VAT grouping consultation – NHF response

10 December 2020

HM Treasury issued a Call for Evidence last month in relation to VAT grouping. We have responded and recommended that the UK does not introduce compulsory VAT grouping.

The consultation asked for views on questions relating to three specific topics:

  • The establishment provisions, primarily a comparison of ‘whole establishment’ and ‘establishment only’ bases of including an entity in a VAT group.
  • Potential issues arising from the introduction of compulsory VAT grouping.
  • Grouping eligibility criteria for entities not included in the current legislation, including limited partnerships.

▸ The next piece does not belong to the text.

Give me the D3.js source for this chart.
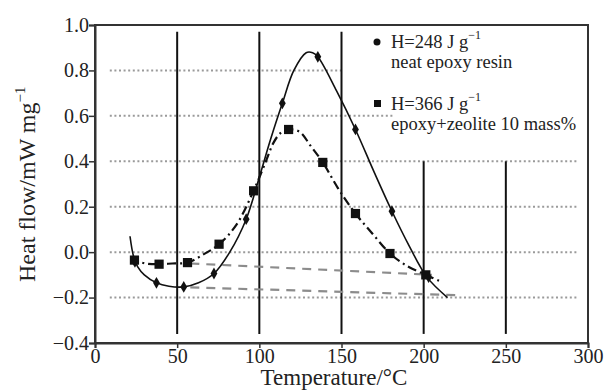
<!DOCTYPE html>
<html>
<head>
<meta charset="utf-8">
<script src="https://cdn.jsdelivr.net/npm/d3@7"></script>
<style>
  body { margin: 0; background: #fff; }
  text { font-family: "Liberation Serif", "Times New Roman", serif; fill: #222; }
</style>
</head>
<body>
<div id="chart"></div>
<script>
// neat epoxy resin, solid line [temperature, heat flow]
var neatCurve = [[21.3,0.07],[23.5,-0.02],[26,-0.065],[30,-0.1],[37.4,-0.135],[45,-0.15],[54,-0.153],
  [63,-0.135],[72.4,-0.094],[82,0.0],[92,0.145],[100,0.33],[107,0.5],[114,0.655],[121,0.8],
  [128.5,0.878],[132.4,0.878],[135.6,0.86],[147,0.71],[158.5,0.54],[170,0.35],[180.7,0.18],
  [191,0.03],[202,-0.11],[214.5,-0.2]];
var neatMarkers = [[24.3,-0.043],[37.4,-0.135],[54,-0.153],[72.4,-0.094],[92,0.145],[114,0.655],
  [135.6,0.86],[158.5,0.54],[180.7,0.18],[203,-0.11]];

// epoxy + zeolite 10 mass%, dash-dot line
var zeoCurve = [[22,-0.02],[24,-0.035],[31,-0.05],[39,-0.053],[47,-0.05],[56.3,-0.046],[66,-0.01],
  [75.5,0.035],[86,0.12],[96.5,0.27],[104,0.4],[108.5,0.48],[113,0.525],[117.8,0.54],[124.5,0.53],
  [131,0.47],[138.6,0.395],[148,0.28],[158.5,0.17],[169,0.08],[179.5,-0.006],[189,-0.057],
  [201.3,-0.1],[210.5,-0.13]];
var zeoMarkers = [[24,-0.035],[39,-0.053],[56.3,-0.046],[75.5,0.035],[96.5,0.27],[117.8,0.54],
  [138.6,0.395],[158.5,0.17],[179.5,-0.006],[201.3,-0.1]];

// integration baselines (gray dashed)
var baseUpper = [[58,-0.05],[205,-0.1]];
var baseLower = [[58,-0.155],[222,-0.19]];

// reference verticals: temperature, top value
var vLines = [[50,0.97],[100,0.97],[150,0.97],[200,0.4],[250,0.4]];
var vBottom = -0.36;
// dotted horizontals: value, start temp, end temp
var hLines = [[0.8,9,150],[0.6,9,181],[0.4,9,293],[0.2,9,293],[0.0,9,293],[-0.2,9,293]];

var xTicks = [0,50,100,150,200,250,300];
var yTicks = [-0.4,-0.2,0.0,0.2,0.4,0.6,0.8,1.0];

var width = 606, height = 391;
var margin = { left: 95, top: 25, right: 18, bottom: 48 };

var svg = d3.select("#chart").append("svg")
  .attr("width", width).attr("height", height);

var x = d3.scaleLinear().domain([0,300]).range([margin.left, width - margin.right]);
var y = d3.scaleLinear().domain([-0.4,1.0]).range([height - margin.bottom, margin.top]);

// dotted grid
svg.selectAll(".hgrid").data(hLines).enter().append("line")
  .attr("x1", function(d) { return x(d[1]); })
  .attr("x2", function(d) { return x(d[2]); })
  .attr("y1", function(d) { return y(d[0]); })
  .attr("y2", function(d) { return y(d[0]); })
  .attr("stroke", "#9a9a9a").attr("stroke-width", 2)
  .attr("stroke-dasharray", "2,2.6");

// vertical lines
svg.selectAll(".vline").data(vLines).enter().append("line")
  .attr("x1", function(d) { return x(d[0]); })
  .attr("x2", function(d) { return x(d[0]); })
  .attr("y1", function(d) { return y(d[1]); })
  .attr("y2", y(vBottom))
  .attr("stroke", "#111").attr("stroke-width", 2);

var line = d3.line()
  .x(function(d) { return x(d[0]); })
  .y(function(d) { return y(d[1]); })
  .curve(d3.curveCatmullRom);

// baselines
[baseUpper, baseLower].forEach(function(b) {
  svg.append("path").attr("d", line(b))
    .attr("fill", "none").attr("stroke", "#8c8c8c").attr("stroke-width", 2.2)
    .attr("stroke-dasharray", "9,7");
});

svg.append("path").attr("d", line(zeoCurve))
  .attr("fill", "none").attr("stroke", "#111").attr("stroke-width", 2.2)
  .attr("stroke-dasharray", "9,4,2,4");

svg.append("path").attr("d", line(neatCurve))
  .attr("fill", "none").attr("stroke", "#111").attr("stroke-width", 1.6);

svg.selectAll(".diamond").data(neatMarkers).enter().append("path")
  .attr("transform", function(d) { return "translate(" + x(d[0]) + "," + y(d[1]) + ")"; })
  .attr("d", d3.symbol().type(d3.symbolDiamond).size(40))
  .attr("fill", "#111");

svg.selectAll(".square").data(zeoMarkers).enter().append("path")
  .attr("transform", function(d) { return "translate(" + x(d[0]) + "," + y(d[1]) + ")"; })
  .attr("d", d3.symbol().type(d3.symbolSquare).size(85))
  .attr("fill", "#111");

// frame and axes
svg.append("rect")
  .attr("x", x(0)).attr("y", y(1.0))
  .attr("width", x(300) - x(0)).attr("height", y(-0.4) - y(1.0))
  .attr("fill", "none").attr("stroke", "#333").attr("stroke-width", 2);

var fmt = function(d) { return d3.format(".1f")(d).replace("-", "\u2212"); };

var yAxis = svg.append("g")
  .attr("transform", "translate(" + x(0) + ",0)")
  .call(d3.axisLeft(y).tickValues(yTicks).tickFormat(fmt).tickSize(6).tickPadding(0));
var xAxis = svg.append("g")
  .attr("transform", "translate(0," + y(-0.4) + ")")
  .call(d3.axisBottom(x).tickValues(xTicks).tickSize(5).tickPadding(1));

[xAxis, yAxis].forEach(function(a) {
  a.attr("font-family", "Liberation Serif").attr("font-size", 20);
  a.select(".domain").attr("stroke", "#333").attr("stroke-width", 2);
  a.selectAll(".tick line").attr("stroke", "#333").attr("stroke-width", 1.5);
  a.selectAll(".tick text").attr("fill", "#222");
});

svg.append("text")
  .attr("x", 334).attr("y", 385)
  .attr("text-anchor", "middle").style("font-size", "23px")
  .text("Temperature/\u00b0C");

var yl = svg.append("text")
  .attr("transform", "translate(35,282) rotate(-90)")
  .attr("text-anchor", "start").style("font-size", "24px");
yl.append("tspan").text("Heat flow/mW mg");
yl.append("tspan").attr("dy", -10).style("font-size", "15px").text("\u22121");

// legend
var legend = [
  { sym: "circle", h: "H=248 J g", label: "neat epoxy resin", y: 48 },
  { sym: "square", h: "H=366 J g", label: "epoxy+zeolite 10 mass%", y: 110 }
];
legend.forEach(function(l) {
  if (l.sym == "circle") {
    svg.append("circle").attr("cx", 377).attr("cy", l.y - 6).attr("r", 3.5).attr("fill", "#111");
  } else {
    svg.append("rect").attr("x", 374).attr("y", l.y - 10).attr("width", 7).attr("height", 7).attr("fill", "#111");
  }
  var t = svg.append("text").attr("x", 391).attr("y", l.y).style("font-size", "18.5px");
  t.append("tspan").text(l.h);
  t.append("tspan").attr("dy", -9).style("font-size", "12px").text("\u22121");
  svg.append("text").attr("x", 391).attr("y", l.y + 20).style("font-size", "18.5px").text(l.label);
});
</script>
</body>
</html>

Our response focuses on the aspect of compulsory VAT grouping as it is this area that would have the most impact on our members if the proposed changes are introduced. We have recommended that the UK does not introduce compulsory VAT grouping for entities that fall within the scope of VATA 1994 s43 as it would create a number of negative impacts for housing associations:

  • Increasing irrecoverable VAT costs associated with the development of homes for social/market rent.
  • Increased difficulty in utilising the cost sharing exemption.
  • VAT costs trapped within the supply chain due to increased use of the option to tax disapplication relief.

At this stage it has only been possible to provide a high level response to the questions raised. For this reason, we have requested a meeting with HM Treasury to discuss this further and give us the opportunity to engage in order to demonstrate the impact on individual housing associations.